Should Drivers Or Walkers Keep A Post Office?

Dugas: Revenue’s tanking.

Some 50 fans of the endangered Amity branch on Whalley Avenue drove to a hearing to save it from the chopping block — and drove home that point.

The Amity branch is one of three in New Haven under consideration for closure by the United States Postal Service, which is bleeding money.

Fans of the other branches — Kilby in the Hill, and one on Fountain Street in Westville — have emphasized that older people and those without cars need a local branch they can walk to. Fans of Kilby made that case at a Tuesday night meeting.

The pitch was different Wednesday night at the latest postal service hearing on planned branch closures. This hearing, at the main Brewery Street facility, concerned the Amity branch, along a heavily-traveled stretch of Whalley near the Woodbridge border and the Merritt/Wilbur Cross Parkway.

Speakers Wednesday night said they’re not happy about losing a convenient roadside branch with ample parking. They weren’t happy about the meeting’s location, either.

How many people that go to that post office could not be here tonight?” asked Michael Dennehy, vice-president of the Connecticut Postal Workers’ Union, to strong applause from the audience. He was one of 15 who spoke in front of postal service officials, a few of whom accused them of deliberately choosing the main post office on Brewery Street as a meeting place to discourage people from attending.

The Kilby branch in the Hill has parking too. But the lot is small and most customers walk. Amity has more spaces. It’s located en route to many workplaces, said those who testified.

Do you really expect me to drive over to Westville [nearby on Fountain Street] where I can’t even park?” asked one speaker.

Constance Ecklund of Woodbridge.

He was referring to the contingency plan for the 400 or so P.O. boxes housed at Amity, about half of which are actually rented by customers. Those boxes would probably move to Fountain Street post office branch on Fountain Street if Amity closed.

If both the Westville/Fountain and Amity branches were to close, the P.O. boxes they house would be moved to another location,” New Haven Postmaster Elvin Mercado said without being more specific.

Susan Jacobs said Amity post office has the best postal clerks in the world.” But the real reason she can’t live without, she said: It has good parking.

Sanford Levine of Woodbridge.

At the meeting, people challenged the reasons the Postal Service was considering the Amity branch: decreased customer visits; decrease in number of customer transactions; and proximity of alternate access offices.

Those are completely anomalous statistics,” said Katharine Weber, given the extraordinarily snowy winter last year and continuing traffic and construction on Whalley Avenue.

Mercado and Christine Dugas, a USPS spokesperson, said revenue has been going down at the branch. In 2008 it was a little over $1 million; last year it was about $886,000.

They said the four employees at the office would be relocated to other branches. Nobody would lose a P.O. box number, Mercado emphasized. Address and zip code stay exactly the same as long as you’re willing to use the post office where your box would be relocated.

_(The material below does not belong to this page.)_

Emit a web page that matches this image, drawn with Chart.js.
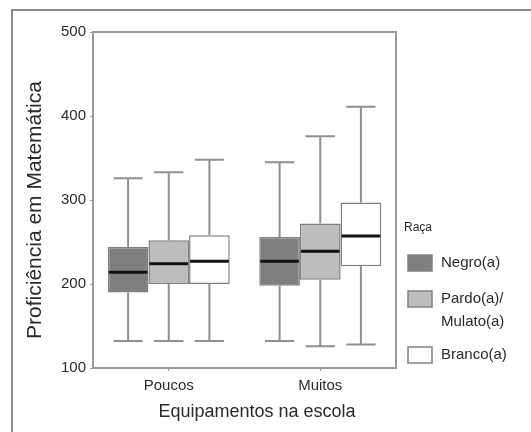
<!DOCTYPE html>
<html>
<head>
<meta charset="utf-8">
<script src="https://cdn.jsdelivr.net/npm/chart.js@4"></script>
<style>
  body { margin: 0; background: #fff; }
  #wrap { position: relative; width: 531px; height: 432px; overflow: hidden; }
  #frame { position: absolute; left: 11px; top: 9px; width: 600px; height: 500px;
           border-left: 2px solid #8a8a8a; border-top: 2px solid #8a8a8a; pointer-events: none; }
</style>
</head>
<body>
<div id="wrap">
  <canvas id="c" width="531" height="432"></canvas>
  <div id="frame"></div>
</div>
<script>
// categorias e séries
const categories = ["Poucos", "Muitos"];
const racas = ["Negro(a)", "Pardo(a)/\nMulato(a)", "Branco(a)"];
const fills = ["#7f7f7f", "#bdbdbd", "#ffffff"];

// estatísticas do boxplot por raça: [Poucos, Muitos]
const minimos  = [[132, 132], [132, 126], [132, 128]];
const q1s      = [[190, 198], [200, 205], [200, 221]];
const medianas = [[214, 227], [224, 239], [227, 257]];
const q3s      = [[244, 256], [252, 272], [258, 297]];
const maximos  = [[326, 345], [333, 376], [348, 411]];

const yTicks = [100, 200, 300, 400, 500];

const FONT = "'Liberation Sans', Arial, sans-serif";
const GRAY = "#999999";

const datasets = racas.map((r, i) => ({
  label: r,
  data: categories.map((c, j) => [q1s[i][j], q3s[i][j]]),
  backgroundColor: fills[i],
  borderColor: "#808080",
  borderWidth: 1.5,
  borderSkipped: false,
  categoryPercentage: 0.805,
  barPercentage: 1.0
}));

// bigodes, medianas, títulos e legenda
const boxPlugin = {
  id: "boxplot",
  afterDatasetsDraw(chart) {
    const ctx = chart.ctx;
    const y = chart.scales.y;
    ctx.save();
    chart.data.datasets.forEach((ds, i) => {
      const meta = chart.getDatasetMeta(i);
      meta.data.forEach((bar, j) => {
        const x = bar.x, w = bar.width;
        const cap = w * 0.36;
        ctx.strokeStyle = "#8f8f8f";
        ctx.lineWidth = 2;
        ctx.beginPath();
        ctx.moveTo(x, y.getPixelForValue(q3s[i][j]));
        ctx.lineTo(x, y.getPixelForValue(maximos[i][j]));
        ctx.moveTo(x - cap, y.getPixelForValue(maximos[i][j]));
        ctx.lineTo(x + cap, y.getPixelForValue(maximos[i][j]));
        ctx.moveTo(x, y.getPixelForValue(q1s[i][j]));
        ctx.lineTo(x, y.getPixelForValue(minimos[i][j]));
        ctx.moveTo(x - cap, y.getPixelForValue(minimos[i][j]));
        ctx.lineTo(x + cap, y.getPixelForValue(minimos[i][j]));
        ctx.stroke();
        // mediana
        ctx.strokeStyle = "#111";
        ctx.lineWidth = 3;
        ctx.beginPath();
        ctx.moveTo(x - w / 2 + 1, y.getPixelForValue(medianas[i][j]));
        ctx.lineTo(x + w / 2 - 1, y.getPixelForValue(medianas[i][j]));
        ctx.stroke();
      });
    });
    ctx.restore();
  },
  afterDraw(chart) {
    const ctx = chart.ctx;
    const a = chart.chartArea;
    ctx.save();
    // moldura da área do gráfico
    ctx.strokeStyle = GRAY;
    ctx.lineWidth = 2;
    ctx.strokeRect(a.left, a.top, a.right - a.left, a.bottom - a.top);

    // títulos dos eixos
    ctx.fillStyle = "#2a2a2a";
    ctx.textAlign = "center";
    ctx.textBaseline = "middle";
    ctx.font = "18px " + FONT;
    ctx.fillText("Equipamentos na escola", 257, 412);
    ctx.save();
    ctx.translate(35, 210);
    ctx.rotate(-Math.PI / 2);
    ctx.font = "21px " + FONT;
    ctx.fillText("Proficiência em Matemática", 0, 0);
    ctx.restore();

    // legenda
    ctx.textAlign = "left";
    ctx.font = "12px " + FONT;
    ctx.fillText("Raça", 404, 228);
    const boxY = [255, 291, 347];
    ctx.font = "15px " + FONT;
    chart.data.datasets.forEach((ds, i) => {
      ctx.fillStyle = ds.backgroundColor;
      ctx.fillRect(408, boxY[i], 24, 16);
      ctx.strokeStyle = "#808080";
      ctx.lineWidth = 1.5;
      ctx.strokeRect(408, boxY[i], 24, 16);
      ctx.fillStyle = "#2a2a2a";
      ds.label.split("\n").forEach((line, k) => {
        ctx.fillText(line, 441, boxY[i] + 8 + k * 23);
      });
    });
    ctx.restore();
  }
};

new Chart(document.getElementById("c"), {
  type: "bar",
  data: { labels: categories, datasets },
  options: {
    responsive: false,
    animation: false,
    layout: { padding: { left: 0, top: 32, right: 135, bottom: 0 } },
    plugins: { legend: { display: false }, tooltip: { enabled: false } },
    scales: {
      x: {
        offset: true,
        grid: { offset: false, drawOnChartArea: false, tickLength: 3, color: GRAY },
        border: { color: GRAY, width: 2 },
        ticks: { color: "#2a2a2a", font: { family: FONT, size: 15 }, padding: 6 },
        afterFit: s => { s.height = 64; }
      },
      y: {
        min: 100, max: 500,
        afterBuildTicks: s => { s.ticks = yTicks.map(v => ({ value: v })); },
        grid: { drawOnChartArea: false, tickLength: 3, color: GRAY },
        border: { color: GRAY, width: 2 },
        ticks: { color: "#2a2a2a", font: { family: FONT, size: 15 }, padding: 4 },
        afterFit: s => { s.width = 93; }
      }
    }
  },
  plugins: [boxPlugin]
});
</script>
</body>
</html>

The two branches are among 35 others in the state and 3,700 nationally out of a total of 32,000 offices that are the subject of what the postal service calls a discontinuance feasibility study.” The postal service has been bleeding money, facing possible bankruptcy in the age of email.

Christine Williams, New Haven post office’s manager of customer service operations, with Elvin Mercado.

Mercado and Dugas stressed that there haven’t been any decisions yet. (All three branches were studied for closure two years ago.) The comments made Wednesday night are to be sent to the USPS headquarters in D.C., where a national commission will study them and eventually issue a final recommendation.

A public meeting has yet to be held about the branch on Fountain Street in Westville. Mercado said his office will figure out a time and location soon. If possible, he said, he will try to hold it somewhere more convenient for Westville neighbors.

We’re under very tight timelines,” he said. And the Brewery Street location has its advantages. It’s our building. It’s free.”

And of course, he added, we have parking.”

Susan Jacobs thinks the Amity post office has the best postal clerks in the world.” But the real reason she can’t live without: It has good parking.